I can just manage to use Mongolian for shopping and other basic stuff, which is a bit frustrating. I am also studying French, hoping that someday I will work in a French-speaking country in Africa. Mongolian is more difficult for me.
Q. So you are already planning life after Mongolia?
Since life is short, I would like to do everything I want to do. I have a rough plan until I am 90 years old in good health and mentally alert (laugh). I am interested in any kind of learning.
Q. In addition to mastering several languages, what else do you want to do?
Cooking, writing and illustrating picture books, playing music, dancing, opening an organic restaurant. I am also interested in learning Khoomii (Mongolian traditional singing method). Everything I find interesting (laugh).
Q. What are you currently into?
I would say writing my blog. The main concept is “leaning”, and the themes vary from cooking, movies, music, education to hip hop, and there are 30 themes. After work , I study languages, and sometimes write my blog. “mdhiro.com” is my address, so please take a look. I write in 3 languagesーJapanese, Spanish and English. I have a lot to improve.
Wherever and whatever I will be doing, I’d like to continue to work for children in some way, since I can learn many things from them and I just like them.
* It is quite rare to find someone as active as him. He is full of energy and without hesitation. To have a better picture of how he works, we interviewed the office director:
He is a curious person and likes to challenge himself.
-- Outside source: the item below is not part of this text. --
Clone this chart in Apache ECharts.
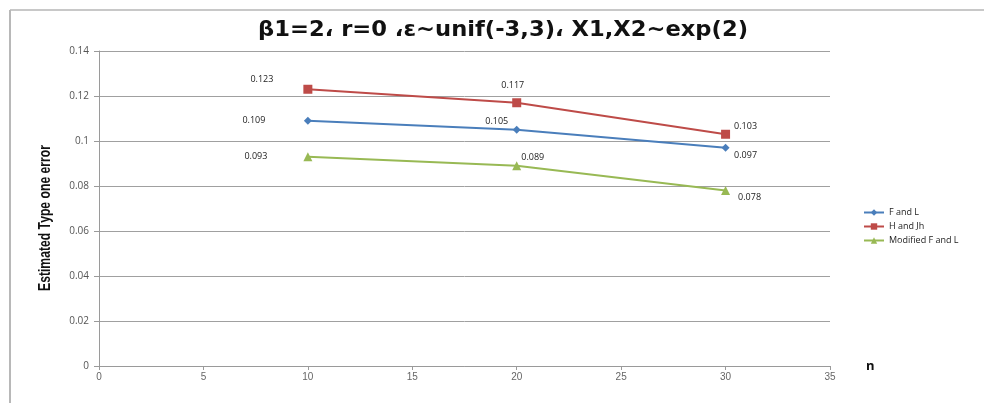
<!DOCTYPE html>
<html><head><meta charset="utf-8">
<script src="https://cdn.jsdelivr.net/npm/echarts@6/dist/echarts.min.js"></script>
<style>html,body{margin:0;padding:0;background:#fff}#c{width:984px;height:403px}</style>
</head><body><div id="c"></div>
<script>
var nValues = [10, 20, 30];
var fAndL = [0.109, 0.105, 0.097];
var hAndJh = [0.123, 0.117, 0.103];
var modifiedFL = [0.093, 0.089, 0.078];
var seriesNames = ['F and L', 'H and Jh', 'Modified F and L'];
var yTicks = [0, 0.02, 0.04, 0.06, 0.08, 0.1, 0.12, 0.14];
var xTicks = [0, 5, 10, 15, 20, 25, 30, 35];
var yAxisTitle = 'Estimated Type one error';
var chartTitle = 'β1=2، r=0 ،ε~unif(-3,3)، X1,X2~exp(2)';

var labelOffsets = [
  [[-54, 0], [-20, -8], [20, 8]],
  [[-46, -10], [-4, -17], [20, -8]],
  [[-52, 0], [16, -8], [24, 7]]
];
function pts(vals, si) {
  return vals.map(function (v, i) {
    return { value: [nValues[i], v], label: { offset: labelOffsets[si][i] } };
  });
}
var colors = ['#4A7EBB', '#BE4B48', '#98B954'];
var symbols = ['diamond', 'rect', 'triangle'];
var sizes = [8, 9, 9];
var all = [fAndL, hAndJh, modifiedFL];

var cv = document.createElement('canvas').getContext('2d');
cv.font = 'bold 17px "Liberation Sans"';
var sx = 146 / cv.measureText(yAxisTitle).width;
cv.font = 'bold 21px "DejaVu Sans"';
var tsx = 490 / cv.measureText(chartTitle).width;

var chart = echarts.init(document.getElementById('c'));
chart.setOption({
  animation: false,
  legend: {
    orient: 'vertical', left: 858, top: 203, itemGap: 5,
    itemWidth: 20, itemHeight: 8,
    textStyle: { fontFamily: 'Open Sans', fontSize: 9, color: '#222' },
    data: seriesNames
  },
  grid: { left: 99, right: 154, top: 51, bottom: 37 },
  xAxis: {
    type: 'value', min: 0, max: 35, interval: 5,
    name: 'n', nameLocation: 'end', nameGap: 36,
    nameTextStyle: { fontFamily: 'Open Sans', fontWeight: 'bold', fontSize: 13, color: '#111', verticalAlign: 'middle' },
    axisLine: { lineStyle: { color: '#9a9a9a', width: 1 } },
    axisTick: { show: true, length: 4, inside: false, lineStyle: { color: '#9a9a9a' } },
    axisLabel: { color: '#666', fontSize: 10, fontFamily: 'Liberation Sans', margin: 6 },
    splitLine: { show: false }
  },
  yAxis: {
    type: 'value', min: 0, max: 0.14, interval: 0.02,
    axisLine: { show: true, lineStyle: { color: '#9a9a9a', width: 1 } },
    axisTick: { show: true, length: 5, lineStyle: { color: '#9a9a9a' } },
    axisLabel: { color: '#555', fontSize: 10, fontFamily: 'Open Sans', margin: 10,
      formatter: function (v) { return String(+v.toFixed(2)); } },
    splitLine: { show: true, lineStyle: { color: '#a0a0a0', width: 1 } }
  },
  series: all.map(function (vals, si) {
    return {
      name: seriesNames[si], type: 'line', data: pts(vals, si),
      symbol: symbols[si], symbolSize: sizes[si],
      itemStyle: { color: colors[si] },
      lineStyle: { color: colors[si], width: 2 },
      label: { show: true, position: 'inside', fontSize: 9, fontFamily: 'Open Sans', color: '#222',
        formatter: function (p) { return p.value[1].toFixed(3); } }
    };
  }),
  graphic: [
    { type: 'line', shape: { x1: 10, y1: 10, x2: 984, y2: 10 }, style: { stroke: '#c8c8c8', lineWidth: 2 }, silent: true },
    { type: 'line', shape: { x1: 10, y1: 10, x2: 10, y2: 403 }, style: { stroke: '#b8b8b8', lineWidth: 2 }, silent: true },
    { type: 'text', x: 503, y: 31, scaleX: tsx, scaleY: 1,
      style: { text: chartTitle, font: 'bold 21px "DejaVu Sans"', fill: '#111', textAlign: 'center', textVerticalAlign: 'middle' } },
    { type: 'text', x: 45, y: 218, rotation: Math.PI / 2, scaleX: sx, scaleY: 1,
      style: { text: yAxisTitle, font: 'bold 17px "Liberation Sans"', fill: '#111', textAlign: 'center', textVerticalAlign: 'middle' } }
  ]
});
</script></body></html>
With responsibility, he tries to go beyond expectation. He speaks English and Spanish fluently, and tries to use Mongolian with others. He can dance very well, and gets attention every where he goes. He also is conscious about what he eats and his health, and brings his lunch everyday. I can see that he cares about children by the kind way he treats them.
In the future, Mr. Okamoto will fly away from Mongolia to other parts of the world. We believe he is capable of doing so.